Somewhere deep in the digital archives of this blog must lie an earlier post on this topic, but I haven't the time nor inclination to dig it up. So I'll talk about it again, since I just saw this on a bumper sticker in the last couple days:
"Practice random acts of kindness and senseless acts of beauty."
Sounds cute and warm and fuzzy at first blush, doesn't it?
Think about it a bit further though, and you realize it's a platitude. It makes no sense. Why act with random kindness? Why not be kind wherever possible? The random element means you can never be certain when someone is going to be mean or kind, which does reflect the nature of the world but also engenders a sense of tension and insecurity. If everyone was nicer, just out of common courtesy, we'd all get along better than we do.

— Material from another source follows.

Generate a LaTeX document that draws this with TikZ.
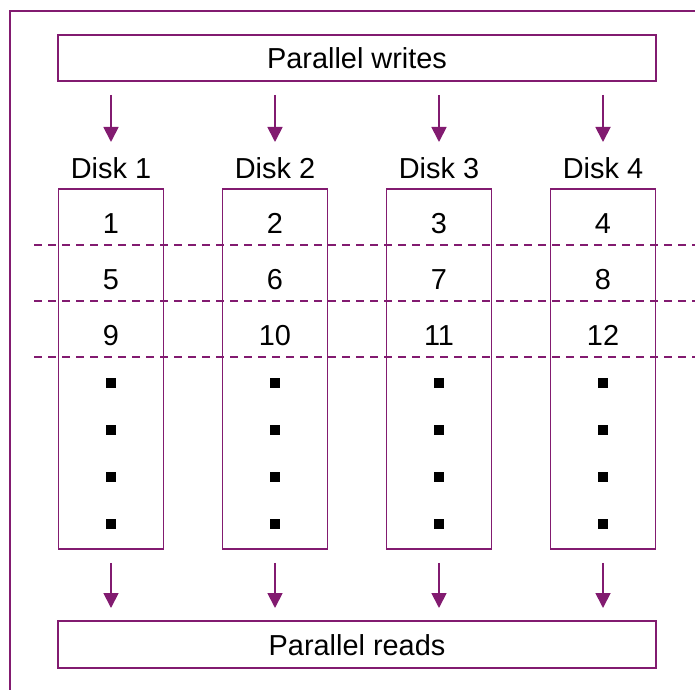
\documentclass[tikz,border=0pt]{standalone}
\usepackage{fontspec}
\setmainfont{Liberation Sans}
\usetikzlibrary{arrows.meta}

\definecolor{plum}{RGB}{130,27,112}

\begin{document}
\begin{tikzpicture}[x=1bp, y=-1bp, line width=1.8bp,
  frame/.style={draw=plum, line width=1.8bp},
  txt/.style={font=\fontsize{29}{33}\selectfont, text height=21bp, text depth=0bp},
  wide/.style={frame, txt, minimum width=598bp, inner sep=0pt},
  label/.style={txt, inner sep=0pt},
  flow/.style={draw=plum, -{Triangle[length=15bp, width=15bp]}},
  sep/.style={draw=plum, dash pattern=on 8bp off 6bp},
  dot/.style={fill=black, inner sep=0pt, minimum size=10bp}]

\useasboundingbox (0,0) rectangle (695,690);

% outer frame
\draw[frame] (695,11) -- (10,11) -- (10,690);

\node[wide, minimum height=46bp] (wbox) at (357,58) {Parallel writes};
\node[wide, minimum height=47bp] (rbox) at (357,644.5) {Parallel reads};

% stripes
\draw[sep] (34,245) -- (695,245);
\draw[sep] (34,301) -- (695,301);
\draw[sep] (34,357) -- (695,357);

\foreach \i/\x in {1/111,2/275,3/439,4/603} {
  \node[frame, fill=none, minimum width=105bp, minimum height=360bp, inner sep=0pt]
    (col\i) at (\x,369) {};
  \node[label] (disk\i) at (\x,168) {Disk \i};
  \pgfmathtruncatemacro{\b}{\i+4}
  \pgfmathtruncatemacro{\c}{\i+8}
  \node[label] (a\i) at (\x,223) {\i};
  \node[label] (b\i) at (\x,279) {\b};
  \node[label] (c\i) at (\x,335) {\c};
  \foreach \y [count=\k] in {383,430,477,524}
    \node[dot] (sq\i\k) at (\x,\y) {};
  \coordinate (wtip\i) at (\x,142);
  \coordinate (rtip\i) at (\x,608);
  \draw[flow, shorten <=13bp] (wbox.south -| col\i.north) -- (wtip\i);
  \draw[flow, shorten <=13bp] (col\i.south) -- (rtip\i);
}

\end{tikzpicture}
\end{document}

Does that mean we coddle criminals? No, of course not. We should be kind where it's possible. Sometimes, though, the other people who don't quite get it put you in a position where being kind isn't an option. In any other circumstance, however, try it. You get further and make the world a more comfortable place for everyone including yourself.
Senseless beauty? I don't even know what that means, but how about a general principle of operating from a position of beauty in all areas of our lives? Take pride in our personal appearance, our homes, our vehicles, our surroundings. Not from a position of status symbols or arrogance, but out of a basic sense of stewardship. Make your own corner of the world a pretty place, and you help improve the world.
Kindness and beauty are fantastic. I think they rock. It's the "random" and "senseless" aspects of that simplistic bumper sticker that get me riled up. The more I think about it, though, I think what gets me riled up is that someone saw that sticker, thought it was cute, and stopped thinking about it right there. They didn't take the time to think it through, they just stopped once they heard the warm/fuzzy.